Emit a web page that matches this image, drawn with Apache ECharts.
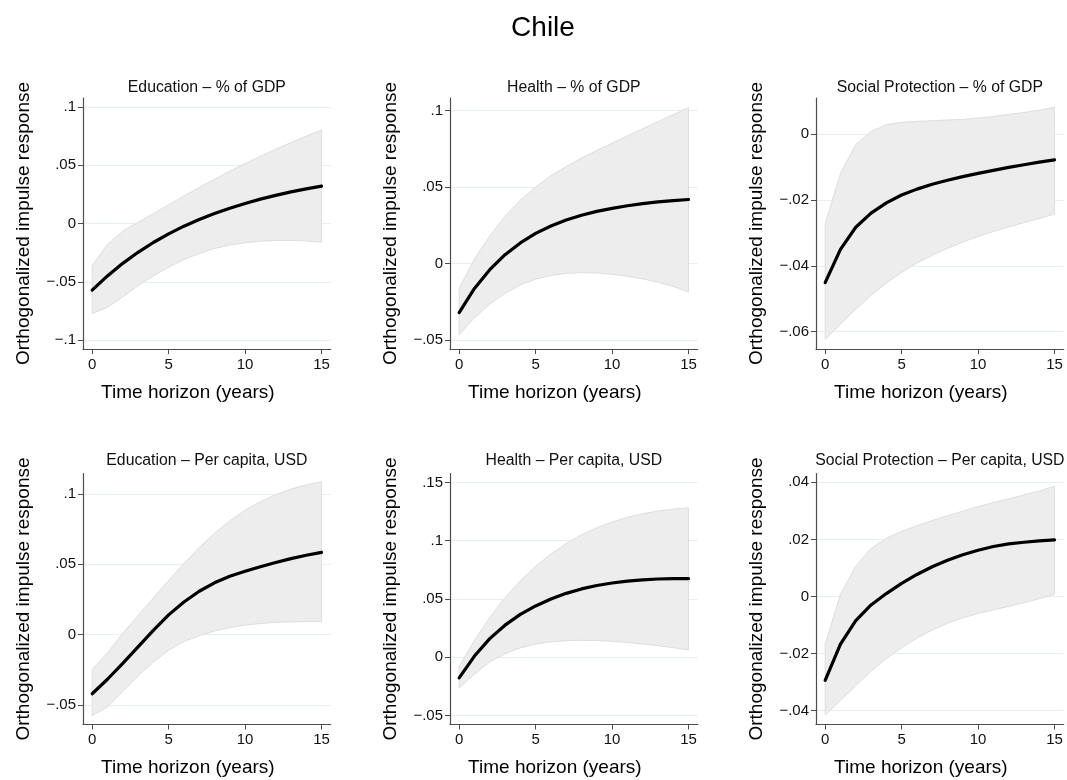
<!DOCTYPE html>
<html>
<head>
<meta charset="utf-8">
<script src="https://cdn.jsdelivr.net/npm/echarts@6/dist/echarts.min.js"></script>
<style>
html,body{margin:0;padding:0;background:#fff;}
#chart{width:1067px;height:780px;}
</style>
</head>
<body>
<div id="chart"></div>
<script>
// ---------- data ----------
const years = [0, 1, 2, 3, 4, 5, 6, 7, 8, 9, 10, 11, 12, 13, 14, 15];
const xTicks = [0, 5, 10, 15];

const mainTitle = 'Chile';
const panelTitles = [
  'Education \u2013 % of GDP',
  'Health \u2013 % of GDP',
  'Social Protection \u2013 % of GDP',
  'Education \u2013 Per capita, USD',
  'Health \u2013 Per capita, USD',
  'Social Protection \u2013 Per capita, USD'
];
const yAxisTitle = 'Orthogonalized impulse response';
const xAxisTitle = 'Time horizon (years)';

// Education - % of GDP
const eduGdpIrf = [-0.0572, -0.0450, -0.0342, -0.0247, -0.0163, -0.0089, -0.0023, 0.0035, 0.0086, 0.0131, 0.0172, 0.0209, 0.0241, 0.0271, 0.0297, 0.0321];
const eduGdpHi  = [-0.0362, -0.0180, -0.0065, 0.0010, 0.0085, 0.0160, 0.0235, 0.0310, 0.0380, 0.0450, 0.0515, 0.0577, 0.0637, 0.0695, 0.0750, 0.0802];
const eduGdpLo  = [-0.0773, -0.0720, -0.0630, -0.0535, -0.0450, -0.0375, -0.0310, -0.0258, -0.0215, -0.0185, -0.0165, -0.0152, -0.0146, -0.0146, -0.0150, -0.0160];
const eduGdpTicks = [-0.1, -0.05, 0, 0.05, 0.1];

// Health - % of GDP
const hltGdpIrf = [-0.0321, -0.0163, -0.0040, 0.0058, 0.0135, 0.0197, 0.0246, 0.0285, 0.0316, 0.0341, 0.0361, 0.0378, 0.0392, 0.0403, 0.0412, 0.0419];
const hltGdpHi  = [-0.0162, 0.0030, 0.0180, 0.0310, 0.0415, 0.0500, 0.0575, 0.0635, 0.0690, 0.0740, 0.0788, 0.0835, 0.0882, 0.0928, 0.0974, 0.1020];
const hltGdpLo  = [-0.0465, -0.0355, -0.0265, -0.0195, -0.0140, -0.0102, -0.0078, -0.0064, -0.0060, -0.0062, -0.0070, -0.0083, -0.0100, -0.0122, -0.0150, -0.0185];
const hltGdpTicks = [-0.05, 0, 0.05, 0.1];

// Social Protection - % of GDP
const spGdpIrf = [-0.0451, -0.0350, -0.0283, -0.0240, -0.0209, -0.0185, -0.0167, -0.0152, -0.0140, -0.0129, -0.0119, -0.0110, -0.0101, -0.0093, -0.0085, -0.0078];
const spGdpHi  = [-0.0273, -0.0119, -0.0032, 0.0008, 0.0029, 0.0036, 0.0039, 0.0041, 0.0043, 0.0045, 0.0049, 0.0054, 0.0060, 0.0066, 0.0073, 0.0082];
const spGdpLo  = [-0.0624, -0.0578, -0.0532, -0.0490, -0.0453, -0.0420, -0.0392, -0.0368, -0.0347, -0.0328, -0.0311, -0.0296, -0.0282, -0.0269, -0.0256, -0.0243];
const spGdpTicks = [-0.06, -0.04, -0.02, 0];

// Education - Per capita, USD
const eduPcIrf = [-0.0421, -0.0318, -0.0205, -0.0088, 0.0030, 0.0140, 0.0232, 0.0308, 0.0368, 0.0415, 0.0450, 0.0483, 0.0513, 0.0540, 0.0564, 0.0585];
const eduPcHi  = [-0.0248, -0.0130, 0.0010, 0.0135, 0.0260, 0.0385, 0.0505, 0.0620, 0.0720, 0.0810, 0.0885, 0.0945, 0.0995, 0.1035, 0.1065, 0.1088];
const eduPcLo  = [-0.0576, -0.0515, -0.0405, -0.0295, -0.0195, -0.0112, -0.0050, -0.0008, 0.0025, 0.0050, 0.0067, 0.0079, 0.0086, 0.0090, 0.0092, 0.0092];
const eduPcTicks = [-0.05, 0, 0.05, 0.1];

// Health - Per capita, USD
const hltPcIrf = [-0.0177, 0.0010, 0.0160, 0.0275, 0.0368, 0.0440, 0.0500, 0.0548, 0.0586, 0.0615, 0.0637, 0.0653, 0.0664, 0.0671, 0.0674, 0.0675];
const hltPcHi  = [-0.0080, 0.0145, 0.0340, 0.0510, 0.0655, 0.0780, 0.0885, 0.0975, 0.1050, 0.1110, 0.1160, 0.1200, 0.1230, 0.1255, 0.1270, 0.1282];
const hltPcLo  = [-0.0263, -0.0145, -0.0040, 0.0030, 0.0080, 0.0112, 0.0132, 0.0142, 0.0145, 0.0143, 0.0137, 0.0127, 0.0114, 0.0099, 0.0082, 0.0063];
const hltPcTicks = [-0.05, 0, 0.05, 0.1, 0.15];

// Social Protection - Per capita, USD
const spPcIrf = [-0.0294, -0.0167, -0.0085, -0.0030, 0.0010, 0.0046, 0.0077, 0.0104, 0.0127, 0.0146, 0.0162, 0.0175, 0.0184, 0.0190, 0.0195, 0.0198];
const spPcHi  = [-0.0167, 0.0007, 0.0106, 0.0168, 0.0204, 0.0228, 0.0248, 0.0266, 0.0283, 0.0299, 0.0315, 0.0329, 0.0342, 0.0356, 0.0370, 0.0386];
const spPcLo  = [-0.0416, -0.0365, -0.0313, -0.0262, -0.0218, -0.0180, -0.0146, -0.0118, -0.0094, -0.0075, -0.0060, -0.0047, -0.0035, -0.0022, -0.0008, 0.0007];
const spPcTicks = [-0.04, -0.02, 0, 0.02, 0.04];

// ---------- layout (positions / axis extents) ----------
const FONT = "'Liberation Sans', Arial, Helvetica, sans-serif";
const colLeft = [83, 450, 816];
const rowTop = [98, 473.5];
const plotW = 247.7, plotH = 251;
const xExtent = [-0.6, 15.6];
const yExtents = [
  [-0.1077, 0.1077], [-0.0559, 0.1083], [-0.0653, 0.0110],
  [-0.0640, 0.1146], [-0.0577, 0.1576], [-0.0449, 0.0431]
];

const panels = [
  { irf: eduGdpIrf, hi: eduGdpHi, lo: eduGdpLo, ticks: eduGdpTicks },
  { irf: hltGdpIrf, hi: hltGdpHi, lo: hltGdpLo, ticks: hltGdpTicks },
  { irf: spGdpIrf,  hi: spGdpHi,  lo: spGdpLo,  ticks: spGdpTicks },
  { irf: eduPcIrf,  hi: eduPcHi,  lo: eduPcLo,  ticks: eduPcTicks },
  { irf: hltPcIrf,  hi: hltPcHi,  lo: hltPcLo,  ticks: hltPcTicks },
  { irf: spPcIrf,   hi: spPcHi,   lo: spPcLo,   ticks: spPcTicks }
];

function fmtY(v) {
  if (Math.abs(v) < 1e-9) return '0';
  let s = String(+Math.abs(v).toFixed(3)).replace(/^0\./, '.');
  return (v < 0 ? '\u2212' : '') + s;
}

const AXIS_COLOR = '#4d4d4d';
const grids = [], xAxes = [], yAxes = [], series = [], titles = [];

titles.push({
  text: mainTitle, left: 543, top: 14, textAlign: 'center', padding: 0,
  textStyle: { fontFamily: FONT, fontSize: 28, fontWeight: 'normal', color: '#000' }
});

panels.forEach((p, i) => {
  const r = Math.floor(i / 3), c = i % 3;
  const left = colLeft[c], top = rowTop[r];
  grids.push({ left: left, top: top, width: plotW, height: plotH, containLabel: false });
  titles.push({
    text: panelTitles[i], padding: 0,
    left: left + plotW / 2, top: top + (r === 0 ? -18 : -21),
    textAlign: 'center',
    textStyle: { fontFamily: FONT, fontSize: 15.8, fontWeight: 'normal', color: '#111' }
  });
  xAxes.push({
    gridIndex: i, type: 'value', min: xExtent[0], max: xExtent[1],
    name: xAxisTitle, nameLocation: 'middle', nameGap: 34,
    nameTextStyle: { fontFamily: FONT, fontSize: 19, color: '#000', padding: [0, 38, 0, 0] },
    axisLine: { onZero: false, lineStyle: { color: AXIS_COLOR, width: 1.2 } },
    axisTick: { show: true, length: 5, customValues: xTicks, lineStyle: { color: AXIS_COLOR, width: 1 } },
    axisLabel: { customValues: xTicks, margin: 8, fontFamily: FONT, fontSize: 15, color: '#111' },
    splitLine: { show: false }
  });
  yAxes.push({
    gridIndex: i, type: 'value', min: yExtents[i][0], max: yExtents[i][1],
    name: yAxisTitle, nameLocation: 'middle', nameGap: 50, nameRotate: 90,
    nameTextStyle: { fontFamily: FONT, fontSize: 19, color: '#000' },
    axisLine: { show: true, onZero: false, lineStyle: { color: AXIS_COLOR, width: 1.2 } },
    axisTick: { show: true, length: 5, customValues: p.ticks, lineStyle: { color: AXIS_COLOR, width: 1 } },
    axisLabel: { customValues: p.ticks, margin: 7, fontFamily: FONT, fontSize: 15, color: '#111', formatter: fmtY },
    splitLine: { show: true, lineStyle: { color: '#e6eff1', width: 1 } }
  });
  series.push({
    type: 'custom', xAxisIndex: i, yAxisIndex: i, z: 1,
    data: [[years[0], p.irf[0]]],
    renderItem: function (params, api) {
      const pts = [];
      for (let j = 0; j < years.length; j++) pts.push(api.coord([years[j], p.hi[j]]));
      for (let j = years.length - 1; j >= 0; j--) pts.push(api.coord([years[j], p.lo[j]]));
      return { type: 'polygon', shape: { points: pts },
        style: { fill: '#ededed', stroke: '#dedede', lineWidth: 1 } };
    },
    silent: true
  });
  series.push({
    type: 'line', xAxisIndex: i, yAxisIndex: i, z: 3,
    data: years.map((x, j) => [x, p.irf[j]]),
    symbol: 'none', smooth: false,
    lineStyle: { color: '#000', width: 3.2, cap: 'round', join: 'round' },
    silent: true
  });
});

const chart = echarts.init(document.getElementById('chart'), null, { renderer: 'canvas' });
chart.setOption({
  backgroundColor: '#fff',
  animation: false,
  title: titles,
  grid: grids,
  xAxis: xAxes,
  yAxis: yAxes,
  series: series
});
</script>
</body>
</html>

:::

Task directions: Pictures are excluded: retype only the lines from the beginning of the listing above through the line with "const xTicks = [0, 5, 10, 15];", both included.

Response to the exercise:
Emit a web page that matches this image, drawn with Apache ECharts.
<!DOCTYPE html>
<html>
<head>
<meta charset="utf-8">
<script src="https://cdn.jsdelivr.net/npm/echarts@6/dist/echarts.min.js"></script>
<style>
html,body{margin:0;padding:0;background:#fff;}
#chart{width:1067px;height:780px;}
</style>
</head>
<body>
<div id="chart"></div>
<script>
// ---------- data ----------
const years = [0, 1, 2, 3, 4, 5, 6, 7, 8, 9, 10, 11, 12, 13, 14, 15];
const xTicks = [0, 5, 10, 15];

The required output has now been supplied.